Budget making…a perilous game of Sudoku

The mathematical machinations that will unfold over the next seven weeks will be akin to a perilous game of Sudoku

Feb. 19 is the day the B.C. Liberals introduce their 2013/14 budget, essentially their election platform.

The mathematical machinations that will unfold over the next seven weeks will be akin to a perilous game of Sudoku. All the numbers must fit in all the right boxes or the effort is for naught.

On Budget Day Finance Minister Mike de Jong will slap a black dust jacket on a crimson epic and call it “balanced” reading. Why? The governing party’s faint hope of survival in the May general election is riding on this best seller.

The government has spent millions in advertising in the final weeks of 2012 persuading voters it is a prudent manager of the public purse. In the face of mounting sober advice to the contrary, Premier Christy Clark and de Jong remain wedded to their promise to deliver a balanced budget in the new fiscal year.

These two are rushing headlong toward B.C.’s very own version of America’s fiscal cliff and they don’t seem to appreciate their peril. Clark & Co. are exiting 2012 under the darkest of clouds. Their Christmas Grinch was Moody’s Investor Service which deposited a lump of coal of biblical proportions in B.C.’s stocking. Moody’s is the financial world’s Vatican. When this credit rating institution rains on your parade, it is best to start building an arc.

Moody’s has downgraded B.C.’s financial status to AAA-negative from AAA-stable. Moody’s blames it on our worsening financial situation, which has investors worried about the government’s ability to avoid increasing its massive overall debt load.

“A more subdued economic outlook, compounded with lower-than-anticipated natural gas resource revenues, along with continued expense pressures presents risks to achieving the fiscal plan and to stabilizing and ultimately reversing the recent accumulation in debt,” says Moody’s Assistant Vice President Jennifer Wong, lead analyst for the province.

Bottom line? When it comes to managing our Treasury, the Liberals are running on empty. On their watch, B.C.’s total debt has doubled in just over a decade from $33 billion to $66 billion. A province dedicated to holding the line on personal income taxes while constrained by shrinking resource revenues cannot keep growing its net debt by more than $2 billion a year and claim to have a prudent fiscal plan.

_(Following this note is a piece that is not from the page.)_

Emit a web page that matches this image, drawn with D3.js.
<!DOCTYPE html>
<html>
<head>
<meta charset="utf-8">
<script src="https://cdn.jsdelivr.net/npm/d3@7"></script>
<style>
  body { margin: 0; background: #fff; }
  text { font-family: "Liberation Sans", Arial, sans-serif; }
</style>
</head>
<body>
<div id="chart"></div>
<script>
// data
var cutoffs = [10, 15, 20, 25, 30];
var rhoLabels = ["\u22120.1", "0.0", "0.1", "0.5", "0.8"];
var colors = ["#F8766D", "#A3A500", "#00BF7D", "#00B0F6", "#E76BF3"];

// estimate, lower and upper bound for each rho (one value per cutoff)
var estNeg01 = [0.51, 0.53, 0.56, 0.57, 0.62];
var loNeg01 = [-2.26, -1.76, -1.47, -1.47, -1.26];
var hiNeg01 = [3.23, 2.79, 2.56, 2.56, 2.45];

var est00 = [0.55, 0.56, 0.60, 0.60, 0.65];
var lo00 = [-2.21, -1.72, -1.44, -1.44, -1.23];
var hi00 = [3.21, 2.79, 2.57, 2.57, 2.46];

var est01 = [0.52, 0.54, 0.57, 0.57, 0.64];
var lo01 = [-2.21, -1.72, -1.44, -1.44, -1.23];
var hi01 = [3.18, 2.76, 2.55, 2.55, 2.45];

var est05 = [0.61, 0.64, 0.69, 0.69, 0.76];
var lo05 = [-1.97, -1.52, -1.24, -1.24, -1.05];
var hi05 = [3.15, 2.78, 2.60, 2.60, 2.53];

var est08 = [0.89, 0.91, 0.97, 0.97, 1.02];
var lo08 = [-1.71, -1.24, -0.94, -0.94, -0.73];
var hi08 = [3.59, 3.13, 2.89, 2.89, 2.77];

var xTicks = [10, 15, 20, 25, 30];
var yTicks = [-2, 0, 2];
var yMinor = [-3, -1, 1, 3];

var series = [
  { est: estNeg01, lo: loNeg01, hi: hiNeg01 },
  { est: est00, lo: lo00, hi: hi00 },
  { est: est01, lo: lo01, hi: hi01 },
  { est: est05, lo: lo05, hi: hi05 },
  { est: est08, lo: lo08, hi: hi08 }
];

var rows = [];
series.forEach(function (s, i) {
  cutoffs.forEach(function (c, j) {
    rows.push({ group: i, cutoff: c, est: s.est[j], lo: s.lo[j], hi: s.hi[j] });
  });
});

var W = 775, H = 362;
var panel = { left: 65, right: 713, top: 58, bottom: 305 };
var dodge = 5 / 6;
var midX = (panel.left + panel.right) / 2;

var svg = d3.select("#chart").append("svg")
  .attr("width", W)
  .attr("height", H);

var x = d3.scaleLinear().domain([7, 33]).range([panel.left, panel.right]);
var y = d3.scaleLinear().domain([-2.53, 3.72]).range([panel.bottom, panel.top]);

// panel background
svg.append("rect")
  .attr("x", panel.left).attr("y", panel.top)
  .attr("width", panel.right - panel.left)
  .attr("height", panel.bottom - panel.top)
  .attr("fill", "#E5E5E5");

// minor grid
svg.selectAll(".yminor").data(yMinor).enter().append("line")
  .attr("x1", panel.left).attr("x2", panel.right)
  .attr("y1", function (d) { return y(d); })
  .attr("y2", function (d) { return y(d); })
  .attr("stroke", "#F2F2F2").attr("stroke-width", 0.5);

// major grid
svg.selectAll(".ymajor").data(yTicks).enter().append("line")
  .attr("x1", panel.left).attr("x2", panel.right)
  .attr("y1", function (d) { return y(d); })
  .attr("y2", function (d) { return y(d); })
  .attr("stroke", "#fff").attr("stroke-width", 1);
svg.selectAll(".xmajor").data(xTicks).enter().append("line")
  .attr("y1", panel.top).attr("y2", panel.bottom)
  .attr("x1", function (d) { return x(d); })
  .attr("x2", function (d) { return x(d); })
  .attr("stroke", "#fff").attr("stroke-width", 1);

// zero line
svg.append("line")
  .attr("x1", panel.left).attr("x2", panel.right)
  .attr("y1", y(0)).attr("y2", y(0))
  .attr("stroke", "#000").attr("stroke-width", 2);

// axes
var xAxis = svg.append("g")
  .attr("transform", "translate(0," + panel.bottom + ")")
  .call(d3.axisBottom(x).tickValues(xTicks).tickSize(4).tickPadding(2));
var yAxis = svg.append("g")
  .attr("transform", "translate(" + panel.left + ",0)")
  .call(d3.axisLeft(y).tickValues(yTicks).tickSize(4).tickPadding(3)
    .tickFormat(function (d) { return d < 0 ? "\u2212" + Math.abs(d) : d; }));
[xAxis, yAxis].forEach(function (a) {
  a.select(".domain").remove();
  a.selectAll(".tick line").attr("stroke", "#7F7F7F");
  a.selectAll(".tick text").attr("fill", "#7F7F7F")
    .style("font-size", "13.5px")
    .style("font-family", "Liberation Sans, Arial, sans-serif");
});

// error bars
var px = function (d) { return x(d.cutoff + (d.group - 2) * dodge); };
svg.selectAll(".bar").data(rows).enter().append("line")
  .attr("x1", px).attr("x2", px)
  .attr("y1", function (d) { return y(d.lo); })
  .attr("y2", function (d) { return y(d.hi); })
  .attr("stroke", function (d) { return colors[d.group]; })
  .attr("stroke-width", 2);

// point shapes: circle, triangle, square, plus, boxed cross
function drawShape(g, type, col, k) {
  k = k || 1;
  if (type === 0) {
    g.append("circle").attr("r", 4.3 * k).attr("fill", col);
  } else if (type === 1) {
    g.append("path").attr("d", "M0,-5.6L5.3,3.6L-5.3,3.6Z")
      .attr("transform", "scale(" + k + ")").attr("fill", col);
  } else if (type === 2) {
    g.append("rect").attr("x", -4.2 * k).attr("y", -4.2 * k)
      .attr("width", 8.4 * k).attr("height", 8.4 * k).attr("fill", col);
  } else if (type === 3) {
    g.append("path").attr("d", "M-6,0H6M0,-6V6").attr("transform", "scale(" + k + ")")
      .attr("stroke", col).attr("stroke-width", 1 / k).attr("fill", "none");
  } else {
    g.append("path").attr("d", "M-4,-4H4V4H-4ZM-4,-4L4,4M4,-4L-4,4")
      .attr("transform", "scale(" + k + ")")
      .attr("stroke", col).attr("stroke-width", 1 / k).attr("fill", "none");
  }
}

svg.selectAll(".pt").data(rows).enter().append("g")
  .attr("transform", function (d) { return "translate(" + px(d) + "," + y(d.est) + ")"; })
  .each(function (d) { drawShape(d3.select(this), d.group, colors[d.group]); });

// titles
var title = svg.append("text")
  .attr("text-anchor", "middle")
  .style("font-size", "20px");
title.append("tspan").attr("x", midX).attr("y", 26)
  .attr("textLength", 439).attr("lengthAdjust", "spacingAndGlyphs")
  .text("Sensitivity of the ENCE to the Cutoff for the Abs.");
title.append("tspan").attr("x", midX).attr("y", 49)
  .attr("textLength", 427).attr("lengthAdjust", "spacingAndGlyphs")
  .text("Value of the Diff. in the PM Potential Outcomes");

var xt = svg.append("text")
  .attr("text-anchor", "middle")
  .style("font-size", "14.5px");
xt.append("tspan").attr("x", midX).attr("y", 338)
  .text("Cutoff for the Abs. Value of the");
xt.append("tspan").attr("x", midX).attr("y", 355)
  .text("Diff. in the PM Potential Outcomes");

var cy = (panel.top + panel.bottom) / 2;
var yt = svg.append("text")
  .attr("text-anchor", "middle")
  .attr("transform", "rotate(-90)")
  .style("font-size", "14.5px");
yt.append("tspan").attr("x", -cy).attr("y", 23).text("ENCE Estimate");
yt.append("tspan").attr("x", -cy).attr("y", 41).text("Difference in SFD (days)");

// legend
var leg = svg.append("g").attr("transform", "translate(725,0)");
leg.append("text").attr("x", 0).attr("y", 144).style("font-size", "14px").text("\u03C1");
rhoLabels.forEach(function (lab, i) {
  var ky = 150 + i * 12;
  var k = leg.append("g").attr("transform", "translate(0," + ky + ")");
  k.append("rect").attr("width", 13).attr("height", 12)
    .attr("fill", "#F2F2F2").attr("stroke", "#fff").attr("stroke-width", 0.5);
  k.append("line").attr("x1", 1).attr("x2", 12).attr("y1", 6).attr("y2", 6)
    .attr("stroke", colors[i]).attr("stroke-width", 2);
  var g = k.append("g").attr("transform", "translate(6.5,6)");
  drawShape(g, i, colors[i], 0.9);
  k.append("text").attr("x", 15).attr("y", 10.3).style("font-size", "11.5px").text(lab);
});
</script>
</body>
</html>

Meanwhile, an unwelcome phrase – structural deficit – has crept into the discussion about this province’s fragile fiscal framework. It was flagged by NDP Leader Adrian Dix in a year end interview. Dix understands that if he wins the election in May he will inherit an empty vault. He knows that the 2013/14 budget will not be truly balanced regardless of what Clark and de Jong claim. He noted that the government has just moved revenue from the sale of Crown assets into next year as a one-time measure. In effect, he’s saying the Liberals are selling off land and posting the revenue entry in next year’s budget so they can claim a balanced budget. “Look in the dictionary under structural deficit, you see these guys,” Dix warns.

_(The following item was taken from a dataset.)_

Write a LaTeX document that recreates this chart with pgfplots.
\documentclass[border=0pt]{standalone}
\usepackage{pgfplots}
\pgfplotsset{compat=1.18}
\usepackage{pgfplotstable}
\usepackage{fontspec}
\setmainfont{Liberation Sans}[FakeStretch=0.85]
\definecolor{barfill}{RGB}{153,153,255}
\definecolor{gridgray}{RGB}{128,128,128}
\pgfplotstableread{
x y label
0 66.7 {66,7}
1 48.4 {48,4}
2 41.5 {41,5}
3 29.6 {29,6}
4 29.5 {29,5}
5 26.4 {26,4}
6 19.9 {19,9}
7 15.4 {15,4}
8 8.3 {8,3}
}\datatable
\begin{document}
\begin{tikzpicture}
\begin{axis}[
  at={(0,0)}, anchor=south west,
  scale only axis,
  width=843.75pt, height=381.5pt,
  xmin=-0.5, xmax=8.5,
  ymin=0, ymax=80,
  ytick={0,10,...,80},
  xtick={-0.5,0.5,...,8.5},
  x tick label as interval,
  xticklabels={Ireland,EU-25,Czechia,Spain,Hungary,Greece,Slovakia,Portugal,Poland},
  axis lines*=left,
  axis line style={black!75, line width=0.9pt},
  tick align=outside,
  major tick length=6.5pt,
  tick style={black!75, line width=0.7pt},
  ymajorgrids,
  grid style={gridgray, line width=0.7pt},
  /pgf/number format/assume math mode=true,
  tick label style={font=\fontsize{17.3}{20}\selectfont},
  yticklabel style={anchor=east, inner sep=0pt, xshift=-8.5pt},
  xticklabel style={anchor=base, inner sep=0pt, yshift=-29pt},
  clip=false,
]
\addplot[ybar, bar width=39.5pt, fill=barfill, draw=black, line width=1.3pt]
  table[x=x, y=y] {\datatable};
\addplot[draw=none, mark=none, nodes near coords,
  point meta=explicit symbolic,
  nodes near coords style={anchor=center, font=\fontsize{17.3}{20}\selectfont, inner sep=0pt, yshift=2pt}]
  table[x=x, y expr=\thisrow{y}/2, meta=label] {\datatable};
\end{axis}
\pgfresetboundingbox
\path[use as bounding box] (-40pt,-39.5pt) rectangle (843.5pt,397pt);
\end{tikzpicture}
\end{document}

In B.C. we have grown accustomed to cyclical deficits and surpluses that mirror the cyclical fortunes of our resource-dependent economy. But, a structural deficit constitutes fiscal quicksand that does not relinquish its victims readily.

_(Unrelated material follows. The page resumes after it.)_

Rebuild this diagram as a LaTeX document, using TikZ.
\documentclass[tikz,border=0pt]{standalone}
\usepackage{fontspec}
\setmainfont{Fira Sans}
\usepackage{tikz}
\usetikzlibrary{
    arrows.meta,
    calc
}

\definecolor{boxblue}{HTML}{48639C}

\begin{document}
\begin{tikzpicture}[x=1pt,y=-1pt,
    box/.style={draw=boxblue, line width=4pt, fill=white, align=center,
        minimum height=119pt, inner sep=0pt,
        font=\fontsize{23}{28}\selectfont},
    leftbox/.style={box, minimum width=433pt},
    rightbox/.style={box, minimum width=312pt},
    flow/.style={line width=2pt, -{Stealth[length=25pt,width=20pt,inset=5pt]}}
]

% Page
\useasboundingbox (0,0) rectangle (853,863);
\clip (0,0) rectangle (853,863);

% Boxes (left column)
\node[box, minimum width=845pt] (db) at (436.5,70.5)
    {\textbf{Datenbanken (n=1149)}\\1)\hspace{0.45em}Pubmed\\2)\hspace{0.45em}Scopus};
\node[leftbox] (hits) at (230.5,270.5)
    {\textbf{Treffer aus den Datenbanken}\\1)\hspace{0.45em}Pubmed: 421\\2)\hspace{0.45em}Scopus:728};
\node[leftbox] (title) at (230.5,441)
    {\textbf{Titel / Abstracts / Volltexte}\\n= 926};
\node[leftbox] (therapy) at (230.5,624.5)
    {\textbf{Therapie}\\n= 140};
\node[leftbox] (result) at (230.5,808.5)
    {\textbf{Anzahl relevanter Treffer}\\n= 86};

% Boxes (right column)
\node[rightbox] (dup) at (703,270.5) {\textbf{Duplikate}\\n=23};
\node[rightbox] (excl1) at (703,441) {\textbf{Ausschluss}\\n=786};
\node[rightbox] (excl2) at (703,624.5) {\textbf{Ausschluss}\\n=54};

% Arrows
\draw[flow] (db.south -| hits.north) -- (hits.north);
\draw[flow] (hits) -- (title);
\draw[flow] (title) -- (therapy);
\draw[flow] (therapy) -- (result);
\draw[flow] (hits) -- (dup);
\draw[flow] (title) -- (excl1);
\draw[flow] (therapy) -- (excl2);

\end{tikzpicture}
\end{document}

A government slips into a structural deficit when the balance between revenues and expenditures becomes fundamentally skewed.

To restore balance requires new revenue growth such as hefty tax increases or dramatic spending cuts.

Neither is an option for the fiscally compromised Liberals in the pre-writ period.

As Feb. 19 approaches it will be increasingly difficult for Clark and de Jong to be taken seriously as they insist that red is black.